--- Supplied information ---

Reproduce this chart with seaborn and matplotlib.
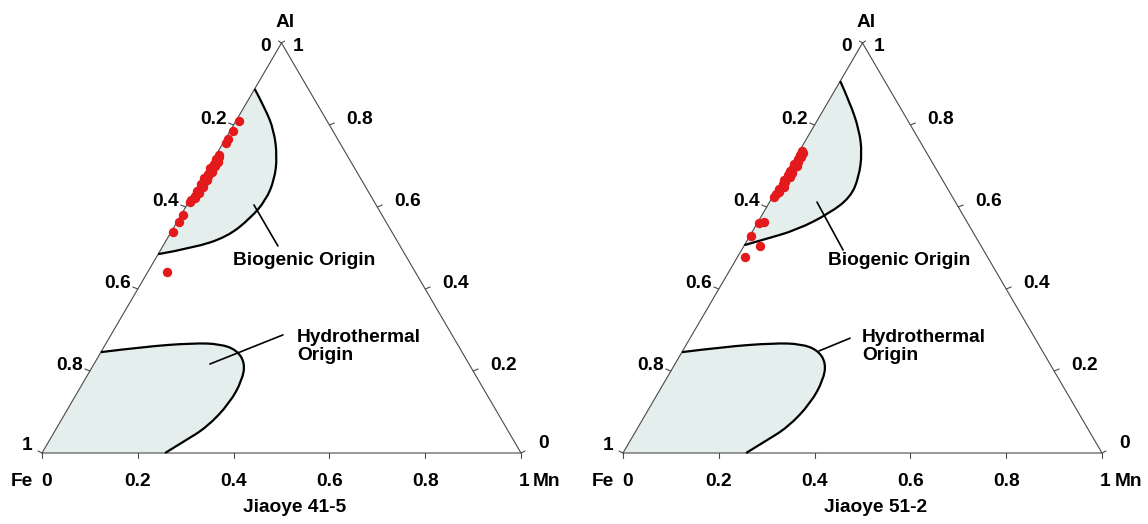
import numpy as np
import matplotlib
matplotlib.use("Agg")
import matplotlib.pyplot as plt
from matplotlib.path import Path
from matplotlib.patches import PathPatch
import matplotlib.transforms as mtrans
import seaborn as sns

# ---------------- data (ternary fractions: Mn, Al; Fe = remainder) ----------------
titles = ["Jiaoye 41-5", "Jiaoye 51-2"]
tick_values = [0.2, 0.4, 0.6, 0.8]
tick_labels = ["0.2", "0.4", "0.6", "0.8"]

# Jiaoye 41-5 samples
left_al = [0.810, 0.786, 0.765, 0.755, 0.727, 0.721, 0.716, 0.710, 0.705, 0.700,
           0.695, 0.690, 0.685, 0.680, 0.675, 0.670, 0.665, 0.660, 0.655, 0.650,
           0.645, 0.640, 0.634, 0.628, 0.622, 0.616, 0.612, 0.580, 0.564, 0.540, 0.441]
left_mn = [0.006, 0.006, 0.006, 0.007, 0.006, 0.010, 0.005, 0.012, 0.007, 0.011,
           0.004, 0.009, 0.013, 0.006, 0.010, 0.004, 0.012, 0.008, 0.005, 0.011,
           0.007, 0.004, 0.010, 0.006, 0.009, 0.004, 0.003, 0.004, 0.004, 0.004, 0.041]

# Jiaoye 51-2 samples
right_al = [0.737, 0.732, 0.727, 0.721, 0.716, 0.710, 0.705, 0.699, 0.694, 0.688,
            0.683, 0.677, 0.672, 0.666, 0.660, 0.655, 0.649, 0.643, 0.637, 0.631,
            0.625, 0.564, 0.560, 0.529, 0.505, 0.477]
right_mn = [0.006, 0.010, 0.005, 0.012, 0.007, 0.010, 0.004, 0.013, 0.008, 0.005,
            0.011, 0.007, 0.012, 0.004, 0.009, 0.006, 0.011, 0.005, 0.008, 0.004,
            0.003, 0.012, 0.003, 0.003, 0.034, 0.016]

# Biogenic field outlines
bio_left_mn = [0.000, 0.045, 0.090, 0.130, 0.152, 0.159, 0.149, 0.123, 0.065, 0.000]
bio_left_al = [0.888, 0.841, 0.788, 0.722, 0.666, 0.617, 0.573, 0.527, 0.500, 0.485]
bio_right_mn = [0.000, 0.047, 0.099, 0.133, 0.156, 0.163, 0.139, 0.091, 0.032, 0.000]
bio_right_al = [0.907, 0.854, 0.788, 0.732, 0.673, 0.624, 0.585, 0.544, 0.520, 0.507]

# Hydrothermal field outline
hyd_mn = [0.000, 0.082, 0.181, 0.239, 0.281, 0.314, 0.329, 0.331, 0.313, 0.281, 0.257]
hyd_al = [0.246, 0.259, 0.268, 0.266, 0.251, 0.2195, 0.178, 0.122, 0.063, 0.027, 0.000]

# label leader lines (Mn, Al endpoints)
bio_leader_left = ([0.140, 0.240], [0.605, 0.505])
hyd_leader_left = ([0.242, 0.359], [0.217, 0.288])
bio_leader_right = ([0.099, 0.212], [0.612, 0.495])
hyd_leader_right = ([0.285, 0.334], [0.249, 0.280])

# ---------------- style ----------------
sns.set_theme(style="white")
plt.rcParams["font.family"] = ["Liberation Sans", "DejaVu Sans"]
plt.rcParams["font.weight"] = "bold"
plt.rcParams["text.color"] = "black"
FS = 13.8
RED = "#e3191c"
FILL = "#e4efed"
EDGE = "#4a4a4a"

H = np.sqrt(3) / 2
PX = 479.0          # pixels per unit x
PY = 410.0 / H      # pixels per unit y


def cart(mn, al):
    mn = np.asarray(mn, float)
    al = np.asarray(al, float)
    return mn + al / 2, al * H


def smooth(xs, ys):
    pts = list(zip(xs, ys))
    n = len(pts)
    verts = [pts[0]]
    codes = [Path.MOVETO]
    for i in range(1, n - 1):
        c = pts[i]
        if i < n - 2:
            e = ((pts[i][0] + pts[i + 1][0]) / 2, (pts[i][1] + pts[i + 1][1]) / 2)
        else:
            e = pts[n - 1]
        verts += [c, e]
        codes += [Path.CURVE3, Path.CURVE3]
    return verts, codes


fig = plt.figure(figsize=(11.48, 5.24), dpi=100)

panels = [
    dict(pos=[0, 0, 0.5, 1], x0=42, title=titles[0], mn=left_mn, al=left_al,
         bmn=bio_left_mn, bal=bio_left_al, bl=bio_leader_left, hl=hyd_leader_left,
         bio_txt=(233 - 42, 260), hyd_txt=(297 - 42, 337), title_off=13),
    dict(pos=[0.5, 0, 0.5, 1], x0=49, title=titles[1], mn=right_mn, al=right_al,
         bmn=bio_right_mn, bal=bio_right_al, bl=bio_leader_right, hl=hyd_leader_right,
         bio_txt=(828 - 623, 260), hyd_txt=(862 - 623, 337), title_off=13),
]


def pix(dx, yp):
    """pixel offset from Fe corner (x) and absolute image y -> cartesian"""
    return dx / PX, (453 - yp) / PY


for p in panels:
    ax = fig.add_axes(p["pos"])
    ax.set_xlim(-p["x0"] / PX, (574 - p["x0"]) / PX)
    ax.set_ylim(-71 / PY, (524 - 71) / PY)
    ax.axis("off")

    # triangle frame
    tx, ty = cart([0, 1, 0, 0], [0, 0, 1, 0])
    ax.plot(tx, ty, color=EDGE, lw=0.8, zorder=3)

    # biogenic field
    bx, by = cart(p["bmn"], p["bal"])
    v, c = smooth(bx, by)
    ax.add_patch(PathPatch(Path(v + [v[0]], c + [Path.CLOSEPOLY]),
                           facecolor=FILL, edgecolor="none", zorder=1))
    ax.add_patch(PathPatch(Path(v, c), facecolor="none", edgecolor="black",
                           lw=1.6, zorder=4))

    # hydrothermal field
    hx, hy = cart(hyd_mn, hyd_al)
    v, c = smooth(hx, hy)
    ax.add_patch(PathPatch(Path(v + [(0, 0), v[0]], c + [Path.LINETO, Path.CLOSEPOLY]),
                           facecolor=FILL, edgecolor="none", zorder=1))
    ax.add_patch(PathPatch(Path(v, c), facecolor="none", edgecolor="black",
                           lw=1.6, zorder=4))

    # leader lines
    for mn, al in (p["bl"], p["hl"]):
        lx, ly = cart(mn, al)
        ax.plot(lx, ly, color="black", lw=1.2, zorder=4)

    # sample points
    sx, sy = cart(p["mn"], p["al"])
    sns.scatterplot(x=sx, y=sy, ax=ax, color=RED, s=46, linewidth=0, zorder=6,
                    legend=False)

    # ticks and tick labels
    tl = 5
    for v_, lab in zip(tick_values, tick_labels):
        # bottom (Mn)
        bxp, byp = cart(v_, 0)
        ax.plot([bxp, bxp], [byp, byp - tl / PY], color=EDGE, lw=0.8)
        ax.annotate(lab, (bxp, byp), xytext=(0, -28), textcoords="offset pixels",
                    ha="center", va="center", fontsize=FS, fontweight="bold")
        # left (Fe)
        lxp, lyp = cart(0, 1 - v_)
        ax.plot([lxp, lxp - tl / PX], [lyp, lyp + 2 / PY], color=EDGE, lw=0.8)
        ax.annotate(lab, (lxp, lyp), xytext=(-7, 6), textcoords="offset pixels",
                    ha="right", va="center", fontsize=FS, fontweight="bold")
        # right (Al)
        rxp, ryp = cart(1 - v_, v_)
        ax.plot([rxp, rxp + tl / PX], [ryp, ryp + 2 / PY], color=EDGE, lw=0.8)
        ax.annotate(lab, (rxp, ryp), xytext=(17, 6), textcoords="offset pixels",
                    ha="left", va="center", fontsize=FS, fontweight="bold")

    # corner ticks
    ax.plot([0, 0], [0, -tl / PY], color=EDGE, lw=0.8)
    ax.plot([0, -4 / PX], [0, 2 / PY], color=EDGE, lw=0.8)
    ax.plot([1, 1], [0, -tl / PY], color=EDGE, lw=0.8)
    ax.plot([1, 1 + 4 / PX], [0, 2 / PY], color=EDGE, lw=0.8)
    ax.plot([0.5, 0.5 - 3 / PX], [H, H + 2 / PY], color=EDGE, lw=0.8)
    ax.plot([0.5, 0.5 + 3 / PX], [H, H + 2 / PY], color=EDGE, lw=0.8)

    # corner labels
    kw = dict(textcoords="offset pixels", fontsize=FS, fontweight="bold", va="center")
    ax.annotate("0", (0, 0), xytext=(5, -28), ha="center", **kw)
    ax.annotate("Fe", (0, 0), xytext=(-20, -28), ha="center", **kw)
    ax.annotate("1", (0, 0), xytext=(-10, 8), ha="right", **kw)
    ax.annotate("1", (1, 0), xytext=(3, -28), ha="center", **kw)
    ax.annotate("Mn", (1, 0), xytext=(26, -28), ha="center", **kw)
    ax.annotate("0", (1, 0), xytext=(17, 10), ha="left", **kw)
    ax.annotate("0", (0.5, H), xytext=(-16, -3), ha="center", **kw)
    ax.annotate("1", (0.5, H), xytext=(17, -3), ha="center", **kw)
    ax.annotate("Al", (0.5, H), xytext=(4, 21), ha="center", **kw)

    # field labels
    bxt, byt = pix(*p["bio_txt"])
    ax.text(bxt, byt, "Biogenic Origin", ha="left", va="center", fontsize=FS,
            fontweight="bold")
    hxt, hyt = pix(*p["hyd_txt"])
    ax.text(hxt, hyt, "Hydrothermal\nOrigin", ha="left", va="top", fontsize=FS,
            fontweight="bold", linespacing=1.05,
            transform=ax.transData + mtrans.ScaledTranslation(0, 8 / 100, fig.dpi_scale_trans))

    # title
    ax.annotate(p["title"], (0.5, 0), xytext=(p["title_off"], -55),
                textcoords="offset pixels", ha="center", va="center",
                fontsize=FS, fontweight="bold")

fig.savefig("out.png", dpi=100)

---

▸ Problem to work on
Your task is to reproduce exactly the lines from the start of the data above through the line containing "import seaborn as sns", leaving every picture out.

▸ Right answer
Reproduce this chart with seaborn and matplotlib.
import numpy as np
import matplotlib
matplotlib.use("Agg")
import matplotlib.pyplot as plt
from matplotlib.path import Path
from matplotlib.patches import PathPatch
import matplotlib.transforms as mtrans
import seaborn as sns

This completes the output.